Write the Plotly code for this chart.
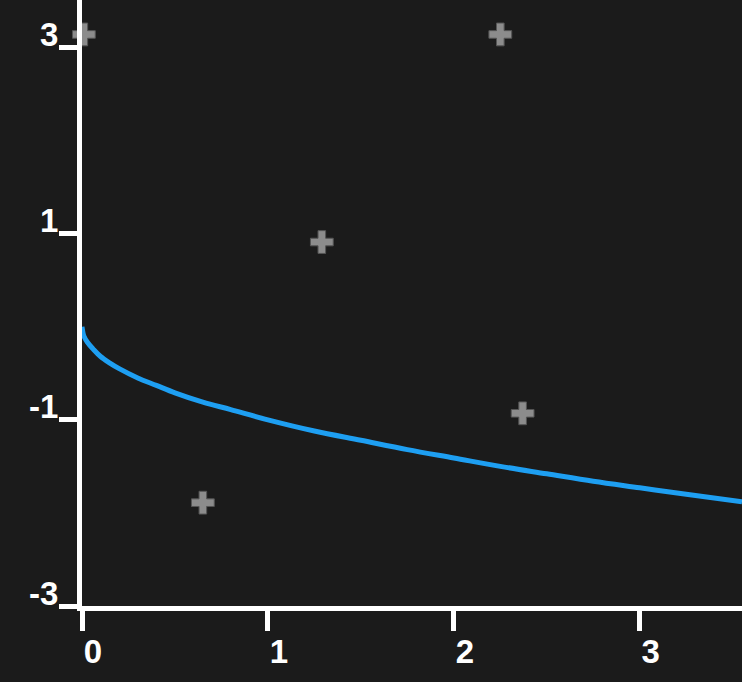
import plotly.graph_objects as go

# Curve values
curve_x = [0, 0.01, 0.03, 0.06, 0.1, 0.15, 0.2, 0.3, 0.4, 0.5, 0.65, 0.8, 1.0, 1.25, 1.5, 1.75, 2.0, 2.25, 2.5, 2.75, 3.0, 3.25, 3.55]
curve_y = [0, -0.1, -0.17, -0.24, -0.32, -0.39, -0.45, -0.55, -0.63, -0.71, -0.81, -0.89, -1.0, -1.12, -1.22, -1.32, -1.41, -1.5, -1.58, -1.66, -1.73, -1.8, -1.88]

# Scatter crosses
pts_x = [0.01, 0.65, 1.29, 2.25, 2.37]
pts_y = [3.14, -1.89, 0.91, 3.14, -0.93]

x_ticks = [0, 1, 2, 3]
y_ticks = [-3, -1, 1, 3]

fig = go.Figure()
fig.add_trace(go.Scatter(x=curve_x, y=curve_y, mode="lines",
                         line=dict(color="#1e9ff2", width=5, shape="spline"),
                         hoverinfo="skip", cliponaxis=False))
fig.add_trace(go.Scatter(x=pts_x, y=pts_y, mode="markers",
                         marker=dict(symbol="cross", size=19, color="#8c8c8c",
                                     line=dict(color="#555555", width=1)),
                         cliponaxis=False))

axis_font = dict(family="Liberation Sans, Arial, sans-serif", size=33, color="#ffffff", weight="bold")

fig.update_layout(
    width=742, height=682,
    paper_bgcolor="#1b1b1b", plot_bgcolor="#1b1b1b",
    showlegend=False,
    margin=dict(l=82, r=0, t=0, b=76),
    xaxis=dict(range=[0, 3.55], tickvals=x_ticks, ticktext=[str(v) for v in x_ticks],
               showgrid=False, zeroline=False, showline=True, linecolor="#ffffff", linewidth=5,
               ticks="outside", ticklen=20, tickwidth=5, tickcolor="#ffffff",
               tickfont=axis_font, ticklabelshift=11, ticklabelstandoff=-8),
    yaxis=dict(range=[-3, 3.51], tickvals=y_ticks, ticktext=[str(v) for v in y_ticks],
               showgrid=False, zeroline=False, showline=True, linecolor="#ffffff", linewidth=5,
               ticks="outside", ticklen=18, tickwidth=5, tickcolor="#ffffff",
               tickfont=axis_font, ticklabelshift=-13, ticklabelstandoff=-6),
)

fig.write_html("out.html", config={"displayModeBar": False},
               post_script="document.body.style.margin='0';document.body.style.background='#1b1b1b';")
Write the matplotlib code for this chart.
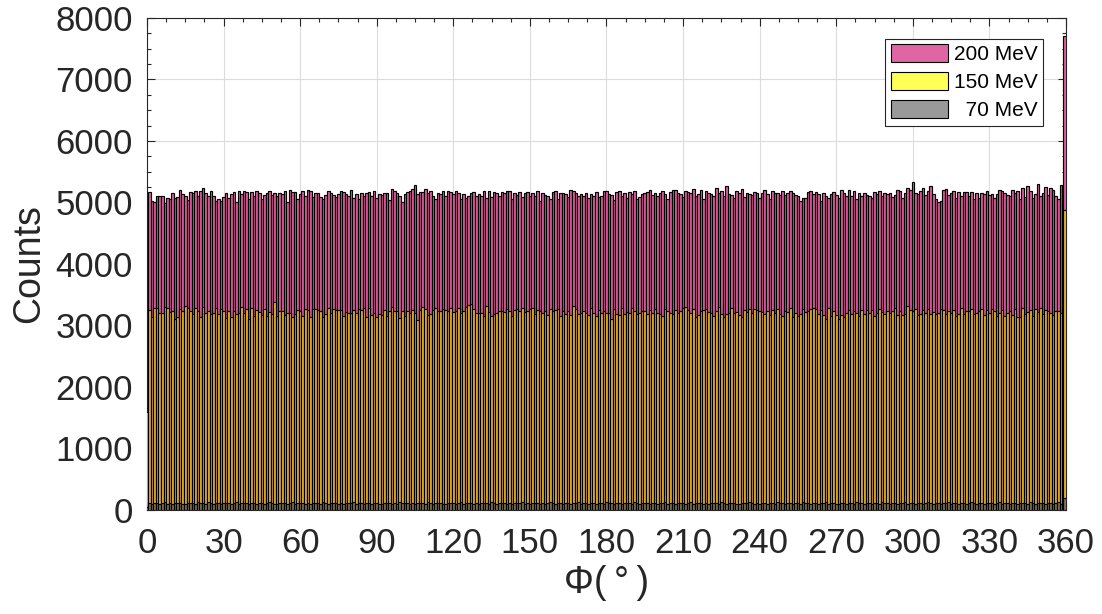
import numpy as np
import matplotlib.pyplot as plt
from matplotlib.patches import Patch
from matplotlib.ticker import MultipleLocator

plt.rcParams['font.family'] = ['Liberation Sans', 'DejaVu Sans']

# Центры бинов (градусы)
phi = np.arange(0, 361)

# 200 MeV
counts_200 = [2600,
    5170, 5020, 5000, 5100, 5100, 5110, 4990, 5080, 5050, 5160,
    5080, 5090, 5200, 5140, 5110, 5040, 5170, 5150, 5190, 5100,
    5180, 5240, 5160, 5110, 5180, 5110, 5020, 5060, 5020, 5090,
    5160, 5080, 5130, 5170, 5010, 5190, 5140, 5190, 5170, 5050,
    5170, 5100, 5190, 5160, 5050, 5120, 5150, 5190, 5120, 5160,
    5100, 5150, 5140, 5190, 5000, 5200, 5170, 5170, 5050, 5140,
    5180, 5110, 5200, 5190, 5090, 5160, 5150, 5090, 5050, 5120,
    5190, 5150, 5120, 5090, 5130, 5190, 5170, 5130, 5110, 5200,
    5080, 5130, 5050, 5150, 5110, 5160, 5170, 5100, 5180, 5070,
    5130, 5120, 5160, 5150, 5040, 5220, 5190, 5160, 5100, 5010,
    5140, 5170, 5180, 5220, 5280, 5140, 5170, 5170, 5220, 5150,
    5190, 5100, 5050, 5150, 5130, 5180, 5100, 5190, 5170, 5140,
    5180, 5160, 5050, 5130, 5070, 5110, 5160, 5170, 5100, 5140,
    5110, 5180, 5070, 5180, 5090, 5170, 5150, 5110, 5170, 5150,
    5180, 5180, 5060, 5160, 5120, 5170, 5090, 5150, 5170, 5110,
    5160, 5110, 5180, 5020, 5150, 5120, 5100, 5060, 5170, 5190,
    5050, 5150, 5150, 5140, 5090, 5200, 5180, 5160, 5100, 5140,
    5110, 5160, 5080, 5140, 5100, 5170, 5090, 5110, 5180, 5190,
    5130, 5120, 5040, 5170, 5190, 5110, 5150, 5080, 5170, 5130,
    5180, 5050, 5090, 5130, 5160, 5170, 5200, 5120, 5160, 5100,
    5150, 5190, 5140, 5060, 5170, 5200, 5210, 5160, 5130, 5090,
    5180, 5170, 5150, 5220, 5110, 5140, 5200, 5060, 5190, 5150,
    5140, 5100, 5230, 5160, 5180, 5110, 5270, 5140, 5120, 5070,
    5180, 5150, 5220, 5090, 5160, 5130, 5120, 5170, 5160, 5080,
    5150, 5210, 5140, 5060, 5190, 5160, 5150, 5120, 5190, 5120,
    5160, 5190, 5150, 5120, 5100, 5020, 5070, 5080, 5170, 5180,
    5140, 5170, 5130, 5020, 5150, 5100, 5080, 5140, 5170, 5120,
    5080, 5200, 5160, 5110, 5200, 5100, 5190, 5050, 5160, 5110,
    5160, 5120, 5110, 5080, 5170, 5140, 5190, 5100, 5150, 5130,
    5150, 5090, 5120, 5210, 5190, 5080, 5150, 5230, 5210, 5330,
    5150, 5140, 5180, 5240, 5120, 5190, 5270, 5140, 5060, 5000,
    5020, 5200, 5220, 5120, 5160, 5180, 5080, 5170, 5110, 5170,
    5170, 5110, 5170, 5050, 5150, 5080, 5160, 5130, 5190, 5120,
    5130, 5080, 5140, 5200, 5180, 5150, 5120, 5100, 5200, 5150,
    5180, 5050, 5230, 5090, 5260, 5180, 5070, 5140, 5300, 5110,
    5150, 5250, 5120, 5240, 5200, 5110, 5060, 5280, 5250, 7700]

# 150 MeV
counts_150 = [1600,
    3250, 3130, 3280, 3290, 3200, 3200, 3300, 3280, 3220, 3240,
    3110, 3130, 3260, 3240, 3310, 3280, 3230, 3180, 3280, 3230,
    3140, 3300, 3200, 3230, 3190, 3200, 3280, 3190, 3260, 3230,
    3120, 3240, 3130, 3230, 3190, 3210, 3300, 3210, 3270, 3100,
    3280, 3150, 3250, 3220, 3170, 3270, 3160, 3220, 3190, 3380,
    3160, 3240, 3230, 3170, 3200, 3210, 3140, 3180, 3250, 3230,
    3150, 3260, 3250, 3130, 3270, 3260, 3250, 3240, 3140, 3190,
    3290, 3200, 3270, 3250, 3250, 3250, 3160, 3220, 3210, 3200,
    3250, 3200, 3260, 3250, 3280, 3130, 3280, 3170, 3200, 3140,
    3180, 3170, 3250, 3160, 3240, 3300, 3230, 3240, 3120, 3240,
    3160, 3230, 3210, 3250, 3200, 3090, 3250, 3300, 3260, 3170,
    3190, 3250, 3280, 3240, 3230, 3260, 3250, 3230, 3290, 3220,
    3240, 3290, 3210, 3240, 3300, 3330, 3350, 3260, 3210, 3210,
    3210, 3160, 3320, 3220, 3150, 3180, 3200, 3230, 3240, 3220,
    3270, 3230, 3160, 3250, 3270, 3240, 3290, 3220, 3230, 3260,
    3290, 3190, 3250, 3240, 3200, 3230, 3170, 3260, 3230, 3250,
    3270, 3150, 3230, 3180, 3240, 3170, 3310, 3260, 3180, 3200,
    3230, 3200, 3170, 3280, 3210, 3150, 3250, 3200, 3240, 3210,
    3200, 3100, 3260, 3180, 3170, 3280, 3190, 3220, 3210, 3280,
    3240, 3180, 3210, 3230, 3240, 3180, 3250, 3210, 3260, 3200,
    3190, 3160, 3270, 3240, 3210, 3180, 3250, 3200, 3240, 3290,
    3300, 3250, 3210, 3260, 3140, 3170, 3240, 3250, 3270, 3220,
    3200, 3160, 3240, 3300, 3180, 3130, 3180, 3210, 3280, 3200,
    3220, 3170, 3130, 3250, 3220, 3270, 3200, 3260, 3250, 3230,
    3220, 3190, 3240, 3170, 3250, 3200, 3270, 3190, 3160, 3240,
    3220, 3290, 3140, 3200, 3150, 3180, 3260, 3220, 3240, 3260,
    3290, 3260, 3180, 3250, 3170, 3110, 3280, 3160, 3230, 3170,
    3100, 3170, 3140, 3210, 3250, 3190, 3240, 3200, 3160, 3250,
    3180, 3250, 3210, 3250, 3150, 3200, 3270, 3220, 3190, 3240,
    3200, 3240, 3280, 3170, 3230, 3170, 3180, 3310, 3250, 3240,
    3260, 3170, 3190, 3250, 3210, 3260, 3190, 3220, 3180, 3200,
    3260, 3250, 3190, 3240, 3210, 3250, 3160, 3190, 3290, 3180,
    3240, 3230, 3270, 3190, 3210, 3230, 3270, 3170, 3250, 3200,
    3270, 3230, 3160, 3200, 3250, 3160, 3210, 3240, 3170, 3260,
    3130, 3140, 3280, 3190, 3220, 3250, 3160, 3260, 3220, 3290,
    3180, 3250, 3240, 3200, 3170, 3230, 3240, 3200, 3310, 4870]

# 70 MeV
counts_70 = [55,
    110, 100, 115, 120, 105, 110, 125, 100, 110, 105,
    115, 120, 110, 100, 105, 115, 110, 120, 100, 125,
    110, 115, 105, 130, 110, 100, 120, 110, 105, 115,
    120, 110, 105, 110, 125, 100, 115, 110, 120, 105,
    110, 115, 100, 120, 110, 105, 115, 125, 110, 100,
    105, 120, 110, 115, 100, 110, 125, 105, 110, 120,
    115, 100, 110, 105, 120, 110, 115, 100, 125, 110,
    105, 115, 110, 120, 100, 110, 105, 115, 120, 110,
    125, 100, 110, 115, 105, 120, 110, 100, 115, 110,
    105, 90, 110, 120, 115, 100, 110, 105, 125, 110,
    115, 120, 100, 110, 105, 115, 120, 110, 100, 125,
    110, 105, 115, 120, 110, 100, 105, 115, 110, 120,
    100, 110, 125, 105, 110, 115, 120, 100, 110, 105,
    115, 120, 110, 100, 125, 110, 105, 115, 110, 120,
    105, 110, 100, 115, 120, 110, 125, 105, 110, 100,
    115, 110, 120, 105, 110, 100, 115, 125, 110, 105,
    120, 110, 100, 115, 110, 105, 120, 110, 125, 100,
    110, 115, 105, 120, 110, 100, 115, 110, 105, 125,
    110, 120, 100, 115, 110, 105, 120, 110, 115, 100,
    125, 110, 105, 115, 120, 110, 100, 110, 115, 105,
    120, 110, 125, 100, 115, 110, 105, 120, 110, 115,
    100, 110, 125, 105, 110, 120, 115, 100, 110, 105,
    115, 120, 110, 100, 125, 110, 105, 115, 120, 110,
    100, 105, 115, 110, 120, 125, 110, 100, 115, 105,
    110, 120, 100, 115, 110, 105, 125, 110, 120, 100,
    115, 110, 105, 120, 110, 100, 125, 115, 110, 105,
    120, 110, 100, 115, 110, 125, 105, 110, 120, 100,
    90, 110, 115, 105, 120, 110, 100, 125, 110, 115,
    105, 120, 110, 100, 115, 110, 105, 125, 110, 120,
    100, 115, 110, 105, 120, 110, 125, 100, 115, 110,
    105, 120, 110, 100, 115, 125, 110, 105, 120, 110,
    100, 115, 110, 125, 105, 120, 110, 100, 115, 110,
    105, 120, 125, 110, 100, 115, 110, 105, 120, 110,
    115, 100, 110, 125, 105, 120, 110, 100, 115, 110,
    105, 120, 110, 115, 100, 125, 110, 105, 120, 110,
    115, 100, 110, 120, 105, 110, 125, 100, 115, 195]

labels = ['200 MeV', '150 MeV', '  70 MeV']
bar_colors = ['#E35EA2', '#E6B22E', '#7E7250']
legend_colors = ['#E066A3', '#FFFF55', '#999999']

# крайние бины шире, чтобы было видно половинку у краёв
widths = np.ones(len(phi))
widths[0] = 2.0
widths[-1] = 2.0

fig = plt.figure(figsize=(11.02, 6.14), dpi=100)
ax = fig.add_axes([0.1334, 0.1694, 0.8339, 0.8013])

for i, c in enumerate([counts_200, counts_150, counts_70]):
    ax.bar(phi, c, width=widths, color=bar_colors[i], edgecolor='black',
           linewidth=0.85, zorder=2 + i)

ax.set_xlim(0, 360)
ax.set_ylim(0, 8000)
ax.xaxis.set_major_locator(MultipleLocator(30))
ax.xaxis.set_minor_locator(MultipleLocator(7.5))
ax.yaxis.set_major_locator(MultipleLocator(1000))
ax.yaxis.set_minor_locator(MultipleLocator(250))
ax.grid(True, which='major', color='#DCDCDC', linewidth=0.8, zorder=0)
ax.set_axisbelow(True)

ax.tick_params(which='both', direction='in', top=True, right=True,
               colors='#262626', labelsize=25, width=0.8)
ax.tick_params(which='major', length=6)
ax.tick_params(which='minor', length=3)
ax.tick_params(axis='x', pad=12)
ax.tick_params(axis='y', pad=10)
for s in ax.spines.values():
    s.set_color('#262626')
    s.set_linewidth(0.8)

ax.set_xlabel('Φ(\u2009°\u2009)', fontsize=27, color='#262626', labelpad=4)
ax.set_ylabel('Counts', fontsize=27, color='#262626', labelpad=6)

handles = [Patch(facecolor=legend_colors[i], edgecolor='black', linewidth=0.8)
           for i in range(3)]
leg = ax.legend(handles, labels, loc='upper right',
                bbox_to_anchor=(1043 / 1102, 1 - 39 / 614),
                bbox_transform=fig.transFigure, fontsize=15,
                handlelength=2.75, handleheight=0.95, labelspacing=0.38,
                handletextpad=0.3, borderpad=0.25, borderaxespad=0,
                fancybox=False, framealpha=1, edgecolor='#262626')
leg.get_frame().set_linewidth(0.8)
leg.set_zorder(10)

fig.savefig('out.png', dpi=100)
━━━━━━━━
**TASK DETAILS:** Take the lines from the start of the material to the line with "y_ticks = [-3, -1, 1, 3]", both included, and transcribe them exactly without the pictures.

**THE RESPONSE:**
Write the Plotly code for this chart.
import plotly.graph_objects as go

# Curve values
curve_x = [0, 0.01, 0.03, 0.06, 0.1, 0.15, 0.2, 0.3, 0.4, 0.5, 0.65, 0.8, 1.0, 1.25, 1.5, 1.75, 2.0, 2.25, 2.5, 2.75, 3.0, 3.25, 3.55]
curve_y = [0, -0.1, -0.17, -0.24, -0.32, -0.39, -0.45, -0.55, -0.63, -0.71, -0.81, -0.89, -1.0, -1.12, -1.22, -1.32, -1.41, -1.5, -1.58, -1.66, -1.73, -1.8, -1.88]

# Scatter crosses
pts_x = [0.01, 0.65, 1.29, 2.25, 2.37]
pts_y = [3.14, -1.89, 0.91, 3.14, -0.93]

x_ticks = [0, 1, 2, 3]
y_ticks = [-3, -1, 1, 3]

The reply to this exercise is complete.